We were on our way to the Ohel Chabad-Lubavitch Center, a place where many Jews go to ask for help from a rabbi considered to be a messiah. The center is at his burial site, and you write your requests (such as good blessings to help a sick member of the family, help with your own personal goals, and just generally send good blessings) on a piece of paper. You walk into an enclosed area, light a candle, and walk into the burial sight. There you pray and ask for all that you want help with, rip your letter and throw it into the pile of countless other letters written.
My mom told me about this book she finished reading the other day about people’s needs to mark certain places as “holy” or sacred. How we used to mark these spots with churches and places of worship, and that now people mark these places with “World’s Biggest ___”. The book also mentions this place I went to years back when my family still went on vacations called House on the Rock. It’s this majestic fun-house attraction, that really cannot be described. You have to see and feel and hear it for yourself.

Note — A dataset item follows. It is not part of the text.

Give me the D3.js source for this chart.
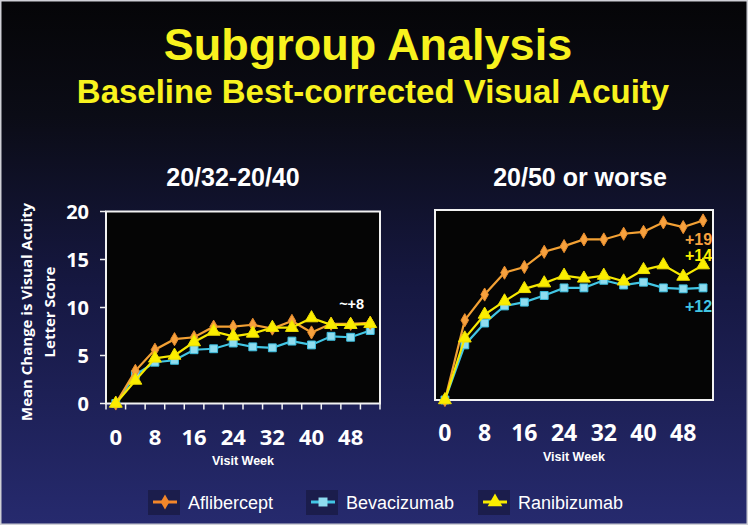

There’s something about the ink on that piece of paper I wrote on this morning that felt like maybe in some small way its bit of energy will circulate through and reach the skies and then come rain down back to earth. And as I walked in, holding my letters and my stone and penny, I couldn’t focus on the asking I was supposed to do. I couldn’t stand there and pray for my family. Maybe it was the bright sun out today, or the whispers of the other people standing and praying, or maybe it was that huge pile in front of me. I couldn’t stop staring at those piles of little ripped up letters. Some of those belong to my family, and some to people from around the world. All asking for a little bit of help. I can’t say that I’m a religious person, but I also can’t say that I’m not. There’s part of me that really wants to believe that all these little rituals I performed today will end up circulating through the universe. I’ve been needing some kind of support and “good luck” for a very long time now. I think everyone wants to feel like they have someone watching over their shoulders, offering their support when you can’t yourself.
I also wish I didn’t feel so out of place in such religious and sacred places. I love Judaism for the tradition. All the little rites performed today. I do feel that the majority of the “rules” of orthodox judaism are unnecessary, but some things I feel have their place. I wish I knew more of what is allowed and what is not. I wish I could read some hebrew and be able to say prayers. Even if I don’t believe in most of it. I wish that today, instead of feeling out of place and awkward, that I had some time to soak up all the energy that was in that center, all that sacred spirit, and take it in properly.
I think today I understood more about the tradition of setting a stone ontop of the grave site/ tombstone at each visit. Like all the flowers displayed, the little stones slowly accumulate and serve as a reminder of who was there. That this person was important. That love doesn’t go away.
After visiting the center, we went to my grandmother’s grave site. I hadn’t been back since the day of the funeral. It’s been less than a year, so there is no tombstone yet, just the mound and a little marker. We stuck these huge plastic flowers into the mound, (since real ones are not allowed), that I know my grandma would have loved. My grandma really loved all kinds of flowers and gardening, even when my grandparents lived in a fairly small apartment in brooklyn. She would have pots of plants out on the fire escape and hanging from the ceiling, and flowers on all of the tables that she tended to.
I had a similar experience at her grave that I did when I was trying to pray and ask for help at the center. You’re supposed to do the same thing at the grave of a family member, ask for guidance and help, leave a stone, and take a stone for remembrance and good luck. I just couldn’t focus. I was looking out onto the other neatly arranged mounds. Some had these beautifully intricate tombstones with the face of a loved one engraved. The one across from where my grandma is buried was covered with flowers, so that none of the mound could be seen. Just a celebration of flowers stuck in the mud. It was hard for me to connect that this was the place she was buried. She was lying beneath my feet under ground. I think I didn’t want to know that. I started to get flashbacks to the funeral, the way everyone’s face looked months back. The way we all shoveled some of that dirt. Her coffin in the middle of the synagogue, with her placed in it. That moment when it hit me that she was gone. And then my uncle asked my grandma out loud to help me out and look over me. As if she was actually there with us. He spoke to her like he always did, not sad at all, but just like always. It was almost as if I could hear her answering back. I didn’t expect to get that emotional then, or now as I’m writing it all down. It’s hard not to miss her voice, her little poems/rhymes that she used to say to us as kids, and just her presence. It’s not about death, it’s about losing someone you love. Whether that’s physically through death, or just moving apart, it hurts. And again, theres this part of me that wants to believe she heard every word, and that she is helping me out. I really hope she is, I need it.